## Source data
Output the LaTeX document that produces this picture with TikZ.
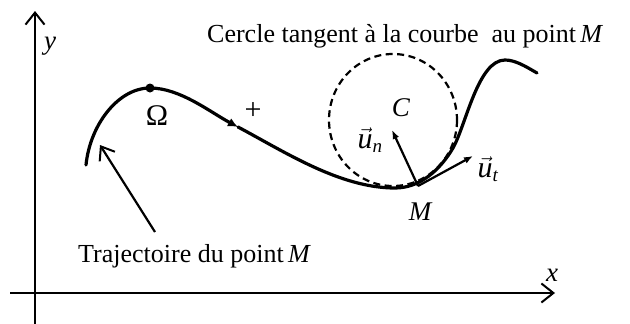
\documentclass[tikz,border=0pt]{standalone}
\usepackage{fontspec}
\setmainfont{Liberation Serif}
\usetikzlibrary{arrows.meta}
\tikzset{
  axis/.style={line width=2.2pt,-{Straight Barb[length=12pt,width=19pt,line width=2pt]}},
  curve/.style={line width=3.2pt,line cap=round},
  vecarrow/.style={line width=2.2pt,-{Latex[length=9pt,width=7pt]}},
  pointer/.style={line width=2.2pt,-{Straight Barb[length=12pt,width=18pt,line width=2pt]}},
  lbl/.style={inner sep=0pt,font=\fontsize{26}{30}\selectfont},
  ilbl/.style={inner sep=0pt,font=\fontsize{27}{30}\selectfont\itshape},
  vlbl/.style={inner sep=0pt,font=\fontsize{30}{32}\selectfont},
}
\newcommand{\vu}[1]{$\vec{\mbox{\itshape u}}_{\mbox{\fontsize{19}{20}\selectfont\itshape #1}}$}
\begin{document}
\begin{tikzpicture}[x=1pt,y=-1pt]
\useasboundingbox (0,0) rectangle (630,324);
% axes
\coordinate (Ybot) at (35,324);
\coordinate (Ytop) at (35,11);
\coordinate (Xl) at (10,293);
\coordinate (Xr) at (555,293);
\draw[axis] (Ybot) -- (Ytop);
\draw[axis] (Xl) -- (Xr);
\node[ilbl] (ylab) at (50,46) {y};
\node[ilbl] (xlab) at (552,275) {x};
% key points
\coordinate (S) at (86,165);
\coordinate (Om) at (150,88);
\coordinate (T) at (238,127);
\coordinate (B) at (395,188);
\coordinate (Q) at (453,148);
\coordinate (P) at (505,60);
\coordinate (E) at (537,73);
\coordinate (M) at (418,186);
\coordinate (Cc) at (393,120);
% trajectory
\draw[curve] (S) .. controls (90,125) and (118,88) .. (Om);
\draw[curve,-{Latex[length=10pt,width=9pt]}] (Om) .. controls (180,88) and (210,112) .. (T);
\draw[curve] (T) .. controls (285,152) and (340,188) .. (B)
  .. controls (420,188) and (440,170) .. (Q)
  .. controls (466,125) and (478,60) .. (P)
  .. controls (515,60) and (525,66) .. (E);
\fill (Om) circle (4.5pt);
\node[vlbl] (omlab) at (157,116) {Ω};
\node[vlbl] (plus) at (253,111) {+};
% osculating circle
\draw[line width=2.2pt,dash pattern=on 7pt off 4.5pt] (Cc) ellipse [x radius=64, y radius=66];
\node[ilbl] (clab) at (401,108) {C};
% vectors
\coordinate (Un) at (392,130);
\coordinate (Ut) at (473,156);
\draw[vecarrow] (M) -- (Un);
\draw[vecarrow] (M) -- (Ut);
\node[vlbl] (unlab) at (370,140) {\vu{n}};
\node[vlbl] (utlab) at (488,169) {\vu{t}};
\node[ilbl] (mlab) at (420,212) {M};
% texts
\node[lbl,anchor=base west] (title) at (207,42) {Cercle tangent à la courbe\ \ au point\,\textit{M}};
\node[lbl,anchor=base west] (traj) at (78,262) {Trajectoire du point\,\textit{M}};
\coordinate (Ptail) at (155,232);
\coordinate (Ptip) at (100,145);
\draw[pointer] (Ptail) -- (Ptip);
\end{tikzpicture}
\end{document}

## Given instruction
All the material shown above is to be copied exactly, with no pictures carried over.

## Result for this exercise
Output the LaTeX document that produces this picture with TikZ.
\documentclass[tikz,border=0pt]{standalone}
\usepackage{fontspec}
\setmainfont{Liberation Serif}
\usetikzlibrary{arrows.meta}
\tikzset{
  axis/.style={line width=2.2pt,-{Straight Barb[length=12pt,width=19pt,line width=2pt]}},
  curve/.style={line width=3.2pt,line cap=round},
  vecarrow/.style={line width=2.2pt,-{Latex[length=9pt,width=7pt]}},
  pointer/.style={line width=2.2pt,-{Straight Barb[length=12pt,width=18pt,line width=2pt]}},
  lbl/.style={inner sep=0pt,font=\fontsize{26}{30}\selectfont},
  ilbl/.style={inner sep=0pt,font=\fontsize{27}{30}\selectfont\itshape},
  vlbl/.style={inner sep=0pt,font=\fontsize{30}{32}\selectfont},
}
\newcommand{\vu}[1]{$\vec{\mbox{\itshape u}}_{\mbox{\fontsize{19}{20}\selectfont\itshape #1}}$}
\begin{document}
\begin{tikzpicture}[x=1pt,y=-1pt]
\useasboundingbox (0,0) rectangle (630,324);
% axes
\coordinate (Ybot) at (35,324);
\coordinate (Ytop) at (35,11);
\coordinate (Xl) at (10,293);
\coordinate (Xr) at (555,293);
\draw[axis] (Ybot) -- (Ytop);
\draw[axis] (Xl) -- (Xr);
\node[ilbl] (ylab) at (50,46) {y};
\node[ilbl] (xlab) at (552,275) {x};
% key points
\coordinate (S) at (86,165);
\coordinate (Om) at (150,88);
\coordinate (T) at (238,127);
\coordinate (B) at (395,188);
\coordinate (Q) at (453,148);
\coordinate (P) at (505,60);
\coordinate (E) at (537,73);
\coordinate (M) at (418,186);
\coordinate (Cc) at (393,120);
% trajectory
\draw[curve] (S) .. controls (90,125) and (118,88) .. (Om);
\draw[curve,-{Latex[length=10pt,width=9pt]}] (Om) .. controls (180,88) and (210,112) .. (T);
\draw[curve] (T) .. controls (285,152) and (340,188) .. (B)
  .. controls (420,188) and (440,170) .. (Q)
  .. controls (466,125) and (478,60) .. (P)
  .. controls (515,60) and (525,66) .. (E);
\fill (Om) circle (4.5pt);
\node[vlbl] (omlab) at (157,116) {Ω};
\node[vlbl] (plus) at (253,111) {+};
% osculating circle
\draw[line width=2.2pt,dash pattern=on 7pt off 4.5pt] (Cc) ellipse [x radius=64, y radius=66];
\node[ilbl] (clab) at (401,108) {C};
% vectors
\coordinate (Un) at (392,130);
\coordinate (Ut) at (473,156);
\draw[vecarrow] (M) -- (Un);
\draw[vecarrow] (M) -- (Ut);
\node[vlbl] (unlab) at (370,140) {\vu{n}};
\node[vlbl] (utlab) at (488,169) {\vu{t}};
\node[ilbl] (mlab) at (420,212) {M};
% texts
\node[lbl,anchor=base west] (title) at (207,42) {Cercle tangent à la courbe\ \ au point\,\textit{M}};
\node[lbl,anchor=base west] (traj) at (78,262) {Trajectoire du point\,\textit{M}};
\coordinate (Ptail) at (155,232);
\coordinate (Ptip) at (100,145);
\draw[pointer] (Ptail) -- (Ptip);
\end{tikzpicture}
\end{document}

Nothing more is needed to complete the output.